## WHAT YOU HAVE TO DO
What is the number of lines in the data that hold the string "drawn"? Reply with that number only.
..........
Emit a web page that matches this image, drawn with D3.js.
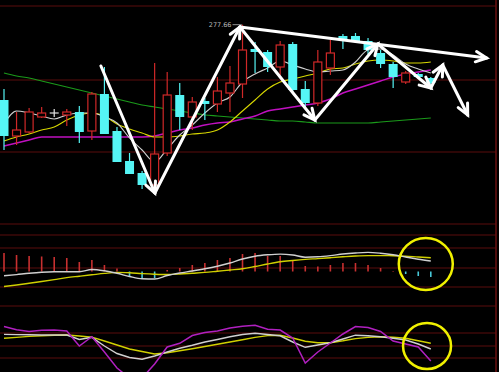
<!DOCTYPE html>
<html><head><meta charset="utf-8">
<script src="https://cdn.jsdelivr.net/npm/d3@7"></script>
<style>html,body{margin:0;padding:0;background:#000;}svg{display:block;}</style>
</head><body>
<script>
// ---- data ----
const opens  = [240,222,224,231.5,233.5,232.5,234,224.5,243,224.5,209.5,203.5,197.5,213.5,242.5,231.5,239.5,238,243.5,248,265.5,264,256.5,268,245.5,238.5,256,272,272,269.5,263.5,258,249,253,251];
const highs  = [245.5,234,236,236.5,235.5,235.5,237,244,256.5,226.5,213.5,204.5,258.5,254,248.5,241.5,241,251.5,257,277.66,269,265,269.5,269,249.5,265,270,273,273.5,271,265,259,254.5,253.5,251.5];
const lows   = [215,217.5,223.5,231,231.5,227,218.5,220,223,209,203,195.5,196,212,225,225,230,234,234,241,253.5,254,252.5,244,236.5,237,252.5,265.5,268.5,263,256,246,248,250.5,247.5];
const closes = [222,225,234,233.5,233.5,234,224,243,223,209,203,197.5,213,242.5,231.5,239,238,244.5,248.5,265,264,256.5,267.5,245,238.5,259,263.5,270.5,269.5,265,258,251.5,253.5,251.5,248.5];
const ma5  = [228,234.5,233.5,232,230.5,232.5,233.5,233.5,231.5,228.5,221,215,209,215.5,222.5,227.5,233.5,238.5,241.5,249,253,256,259.5,257.5,255.5,254,254.5,255,259,265,265.5,262.5,258,255.5,253.5];
const ma10 = [219.5,221.5,223,225,226.5,230,232.5,233.5,232,228,225.5,223.5,221.5,221.5,222,223,223.5,225,229,234.5,240,245.5,249,250.5,252,253.5,255.5,256,258,259.5,260,259.5,258.5,258.5,259];
const ma20 = [217,218.5,220,221.5,221.5,221.5,221.5,221.5,221.5,221.5,221.5,221.5,222,223.5,225,226,227.5,228.5,229,230.5,232,234.5,235.5,236.5,237.5,238.5,240.5,243.5,245.5,247.5,249.5,251.5,253,254,255];
const ma60 = [253.5,252,251,249.5,248,246.5,245,243.5,242,240.5,239,237.5,236.5,235.5,234.5,233.5,232.5,232,231.5,231,230.5,230,229.5,229.5,229,228.5,228.5,228.5,228.5,228.5,229,229.5,230,230.5,231];
const macdBar = [1.85,1.65,1.55,1.5,1.45,1.35,0.95,1.15,0.65,0.3,-0.45,-0.75,-0.65,0.15,0.35,0.65,0.85,1.15,1.35,1.75,1.85,1.55,1.55,1.15,0.55,0.5,0.65,0.85,0.85,0.65,0.35,0.05,-0.25,-0.45,-0.55];
const dif = [-0.43,-0.31,-0.18,-0.08,-0.03,-0.02,-0.02,0.2,0.07,-0.18,-0.5,-0.73,-0.75,-0.4,-0.15,0.05,0.27,0.53,0.85,1.25,1.53,1.67,1.74,1.65,1.43,1.47,1.59,1.75,1.85,1.91,1.83,1.68,1.45,1.23,1.05];
const dea = [-1.5,-1.35,-1.18,-1.0,-0.81,-0.61,-0.47,-0.33,-0.19,-0.09,-0.13,-0.21,-0.27,-0.3,-0.25,-0.17,-0.09,0.03,0.15,0.27,0.5,0.75,0.97,1.1,1.21,1.29,1.38,1.47,1.55,1.59,1.59,1.58,1.53,1.45,1.38];
const kLine = [71.2,70.8,70.4,70,70,70,61,65.4,48,33,25,21.4,28,36,43.4,49.4,56,61,66.4,71,73.6,71,68.4,56,45.4,50,54.6,62,69.6,68.4,66.6,63.4,60,52,42];
const dLine = [63.6,65.2,67.2,68.4,69.6,70,68,65.6,58,50,42,37,32,34.6,38.6,42.6,47,51.4,56,60.4,65.2,68.8,69.6,64,57.6,54.6,54.6,58.4,62.8,65.2,66.4,65.4,63.4,58.4,53.4];
const jLine = [87,80.6,77,79.4,80,78,48,66.6,36,4,-16,-16,12,46,53.4,69,75,78,84,87.4,89.6,81.4,80,64,14,36,54,72,87,85,77,58,52,46,18];
// hand-drawn arrows: [index, price]
const zigzag = [[7.72,257],[12.02,193.5],[18.79,276.5],[24.76,230],[29.78,268],[34.0,246],[34.95,257.5],[36.94,232.5]];
const trendLine = [[18.79,276.5],[38.45,261]];
const highLabel = "277.66";
const mainGrid = [287,250,214,178];
const macdGrid = [3.65,2.35,0.35,-1.55];
const kdjGrid = [128,74,48,24];

// ---- drawing ----
const W = 499, H = 372;
const svg = d3.select("body").append("svg").attr("width", W).attr("height", H).style("background","#000");
const x = d3.scaleLinear().domain([0, 34]).range([4, 430.8]);
const yP = d3.scaleLinear().domain([178, 287]).range([224, 6]);
const yM = d3.scaleLinear().domain([-3.45, 3.65]).range([306, 235]);
const yK = d3.scaleLinear().domain([-4, 128]).range([372, 306]);
const gridCol = "#5a0c0c";

const defs = svg.append("defs");
[["cm",6,224],["cd",235,306],["ck",306,372]].forEach(([id,a,b])=>{
  defs.append("clipPath").attr("id",id).append("rect").attr("x",0).attr("y",a).attr("width",496).attr("height",b-a);
});

const grid = svg.append("g");
mainGrid.forEach(v=>grid.append("line").attr("x1",0).attr("x2",496).attr("y1",yP(v)).attr("y2",yP(v)).attr("stroke",gridCol).attr("stroke-width",1.2));
macdGrid.forEach(v=>grid.append("line").attr("x1",0).attr("x2",496).attr("y1",yM(v)).attr("y2",yM(v)).attr("stroke",gridCol).attr("stroke-width",1.2));
kdjGrid.forEach(v=>grid.append("line").attr("x1",0).attr("x2",496).attr("y1",yK(v)).attr("y2",yK(v)).attr("stroke",gridCol).attr("stroke-width",1.2));
grid.append("line").attr("x1",496).attr("x2",496).attr("y1",0).attr("y2",H).attr("stroke","#6a1010").attr("stroke-width",1.5);

// MA lines
const gm = svg.append("g").attr("clip-path","url(#cm)");
const lineP = d3.line().x((d,i)=>x(i)).y(d=>yP(d)).curve(d3.curveMonotoneX);
[[ma60,"#1a9a1a",1.2],[ma20,"#c010c0",1.5],[ma10,"#d8d800",1.1],[ma5,"#d0d0d0",1.1]].forEach(([arr,c,w])=>{
  gm.append("path").datum(arr).attr("d",lineP).attr("fill","none").attr("stroke",c).attr("stroke-width",w);
});

// candles
const RED = "#d02828", CYAN = "#55f5f5";
const bw = 9;
const cg = gm.append("g");
opens.forEach((o,i)=>{
  const c = closes[i], hi = highs[i], lo = lows[i], cx = x(i);
  if (o === c) {
    cg.append("line").attr("x1",cx-bw/2).attr("x2",cx+bw/2).attr("y1",yP(o)).attr("y2",yP(o)).attr("stroke","#e0e0e0").attr("stroke-width",1.2);
    cg.append("line").attr("x1",cx).attr("x2",cx).attr("y1",yP(hi)).attr("y2",yP(lo)).attr("stroke","#e0e0e0").attr("stroke-width",1.2);
  } else if (c > o) {
    cg.append("line").attr("x1",cx).attr("x2",cx).attr("y1",yP(hi)).attr("y2",yP(c)).attr("stroke",RED).attr("stroke-width",1.2);
    cg.append("line").attr("x1",cx).attr("x2",cx).attr("y1",yP(o)).attr("y2",yP(lo)).attr("stroke",RED).attr("stroke-width",1.2);
    cg.append("rect").attr("x",cx-bw/2+0.5).attr("y",yP(c)).attr("width",bw-1).attr("height",Math.max(1,yP(o)-yP(c)))
      .attr("fill","#000").attr("stroke",RED).attr("stroke-width",1.2);
  } else {
    cg.append("line").attr("x1",cx).attr("x2",cx).attr("y1",yP(hi)).attr("y2",yP(lo)).attr("stroke",CYAN).attr("stroke-width",1.2);
    cg.append("rect").attr("x",cx-bw/2).attr("y",yP(o)).attr("width",bw).attr("height",Math.max(1.5,yP(c)-yP(o))).attr("fill",CYAN);
  }
});

// high label
const hiIdx = highs.indexOf(d3.max(highs));
svg.append("text").attr("x",x(hiIdx)-11).attr("y",yP(highs[hiIdx])+2.5).attr("text-anchor","end")
  .attr("font-family","DejaVu Sans, sans-serif").attr("font-size",6.5).attr("fill","#b8b8b8").text(highLabel);
svg.append("line").attr("x1",x(hiIdx)-10).attr("x2",x(hiIdx)-2).attr("y1",yP(highs[hiIdx])).attr("y2",yP(highs[hiIdx])).attr("stroke","#b8b8b8").attr("stroke-width",0.8);

// MACD
const gd = svg.append("g").attr("clip-path","url(#cd)");
macdBar.forEach((v,i)=>{
  gd.append("line").attr("x1",x(i)).attr("x2",x(i)).attr("y1",yM(0)).attr("y2",yM(v))
    .attr("stroke", v>=0 ? "#c83030" : "#48c8d8").attr("stroke-width",1.6);
});
const lineM = d3.line().x((d,i)=>x(i)).y(d=>yM(d)).curve(d3.curveMonotoneX);
gd.append("path").datum(dea).attr("d",lineM).attr("fill","none").attr("stroke","#d0d000").attr("stroke-width",1.4);
gd.append("path").datum(dif).attr("d",lineM).attr("fill","none").attr("stroke","#d0d0d0").attr("stroke-width",1.4);

// KDJ
const gk = svg.append("g").attr("clip-path","url(#ck)");
const lineK = d3.line().x((d,i)=>x(i)).y(d=>yK(d));
gk.append("path").datum(dLine).attr("d",lineK).attr("fill","none").attr("stroke","#d0d000").attr("stroke-width",1.4);
gk.append("path").datum(kLine).attr("d",lineK).attr("fill","none").attr("stroke","#d0d0d0").attr("stroke-width",1.4);
gk.append("path").datum(jLine).attr("d",lineK).attr("fill","none").attr("stroke","#b020c0").attr("stroke-width",1.5);

// arrows
const ga = svg.append("g").attr("stroke","#fff").attr("stroke-width",3).attr("stroke-linecap","round").attr("fill","none");
function arrow(p, q) {
  const x1 = x(p[0]), y1 = yP(p[1]), x2 = x(q[0]), y2 = yP(q[1]);
  ga.append("line").attr("x1",x1).attr("y1",y1).attr("x2",x2).attr("y2",y2);
  const ang = Math.atan2(y2-y1, x2-x1), L = 12, a = 0.45;
  ga.append("path").attr("stroke-linejoin","miter").attr("d",
    `M${x2-L*Math.cos(ang-a)},${y2-L*Math.sin(ang-a)} L${x2},${y2} L${x2-L*Math.cos(ang+a)},${y2-L*Math.sin(ang+a)}`);
}
for (let i=0;i<zigzag.length-1;i++) arrow(zigzag[i], zigzag[i+1]);
arrow(trendLine[0], trendLine[1]);

// yellow circles
svg.append("ellipse").attr("cx",x(33.6)).attr("cy",yM(0.75)).attr("rx",27).attr("ry",26).attr("fill","none").attr("stroke","#f0f000").attr("stroke-width",2.5);
svg.append("ellipse").attr("cx",x(33.7)).attr("cy",yK(48)).attr("rx",24).attr("ry",23).attr("fill","none").attr("stroke","#f0f000").attr("stroke-width",2.5);
</script>
</body></html>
..........
## EXERCISE RESPONSE
2